Even as museums reopen, show calendars remain in flux. “Global logistical and travel restrictions have caused major problems,” said a representative from the UCCA, which operates spaces in Beijing and the nearby seaside town of Beidaihe. “We were required to postpone planned exhibitions despite both our museums having now reopened.”

Exterior view of Garage Museum of Contemporary Art. Courtesy of Garage Museum of Contemporary Art.

On the plus side, united by these collective concerns, art institutions around the world have been communicating, organizing, and figuring out ways to help assist one another. “All of our partners have been remarkably helpful, conducive, collaborative, and collegial,” said Tinterow. “It’s been a great experience.” Crystal Bridges’s Robin Groesbeck echoed that sentiment: “If there’s any kind of silver lining,” she said, “it’s about helping each other.”

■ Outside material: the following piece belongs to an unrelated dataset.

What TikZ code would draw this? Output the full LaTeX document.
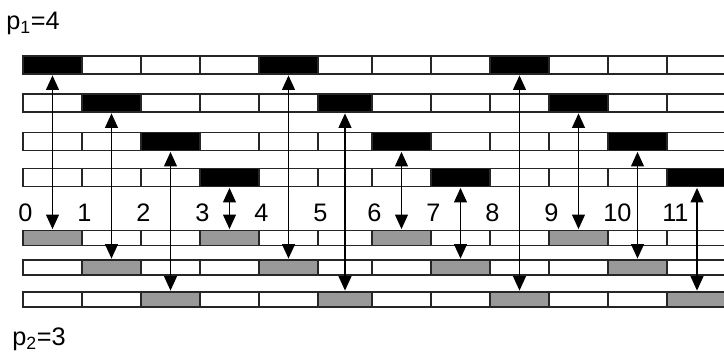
\documentclass[tikz,border=0pt]{standalone}
\usepackage{fontspec}
\setmainfont{Liberation Sans}
\usetikzlibrary{arrows.meta, positioning}
\definecolor{slot}{HTML}{999999}
\definecolor{edge}{HTML}{262626}

\begin{document}
\begin{tikzpicture}[x=0.25mm, y=-0.25mm,
  cell/.style={draw=edge, line width=1.4pt, inner sep=0pt},
  lbl/.style={font=\fontsize{18}{21}\selectfont, inner sep=0pt},
  arr/.style={{Triangle[width=3.2mm,length=3.6mm]}-{Triangle[width=3.2mm,length=3.6mm]},
              line width=1pt, shorten <=0.3pt, shorten >=0.3pt}
]
\useasboundingbox (0,0) rectangle (724,354);

% Upper rows (p1 = 4): black slot moves one cell to the right per row
\foreach \j/\ry in {0/65, 1/103, 2/141.5, 3/177.5} {
  \foreach \i/\xl/\xr in {0/23/82, 1/82/141, 2/141/200, 3/200/259, 4/259/318, 5/318/372,
                          6/372/431, 7/431/490, 8/490/549, 9/549/608, 10/608/667, 11/667/727} {
    \pgfmathtruncatemacro\m{mod(\i,4)}
    \ifnum\m=\j \def\f{black}\else\def\f{white}\fi
    \node[cell, fill=\f, minimum height=4.5mm, minimum width={(\xr-\xl)*0.25mm}]
      (t\j-\i) at ({(\xl+\xr)/2},\ry) {};
  }
}

% Lower rows (p2 = 3): grey slots
\foreach \j/\ry in {0/238, 1/267.5, 2/299.5} {
  \foreach \i/\xl/\xr in {0/23/82, 1/82/141, 2/141/200, 3/200/259, 4/259/318, 5/318/372,
                          6/372/431, 7/431/490, 8/490/549, 9/549/608, 10/608/667, 11/667/727} {
    \pgfmathtruncatemacro\m{mod(\i,3)}
    \ifnum\m=\j \def\f{slot}\else\def\f{white}\fi
    \node[cell, fill=\f, minimum height=3.75mm, minimum width={(\xr-\xl)*0.25mm}]
      (b\j-\i) at ({(\xl+\xr)/2},\ry) {};
  }
}

% Time step numbers
\foreach \i/\xl in {0/23, 1/82, 2/141, 3/200, 4/259, 5/318, 6/372, 7/431, 8/490, 9/549, 10/608, 11/667}
  \node[lbl, anchor=west] (n\i) at (\xl-5,213) {\i};

% Links between matching slots
\foreach \i in {0,...,11} {
  \pgfmathtruncatemacro\a{mod(\i,4)}
  \pgfmathtruncatemacro\b{mod(\i,3)}
  \draw[arr] (t\a-\i.south) -- (b\b-\i.north);
}

\node[lbl, anchor=base west] (p1) at (6,30)  {p\textsubscript{1}=4};
\node[lbl, anchor=base west] (p2) at (12,345) {p\textsubscript{2}=3};
\end{tikzpicture}
\end{document}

Though museums around the world are having to contend with ongoing uncertainty, one thing is certain—that reopening day will be a spectacular one. “It’s going to be all the more meaningful when we go back in,” said Bayer. “This show allows us to really appreciate the Met’s history—the building, all its donors, members, visitors. And this moment has made it all the more precious.”

Shannon Lee

Correction: A previous version of this article misspelled Valentine Dyakonov’s last name.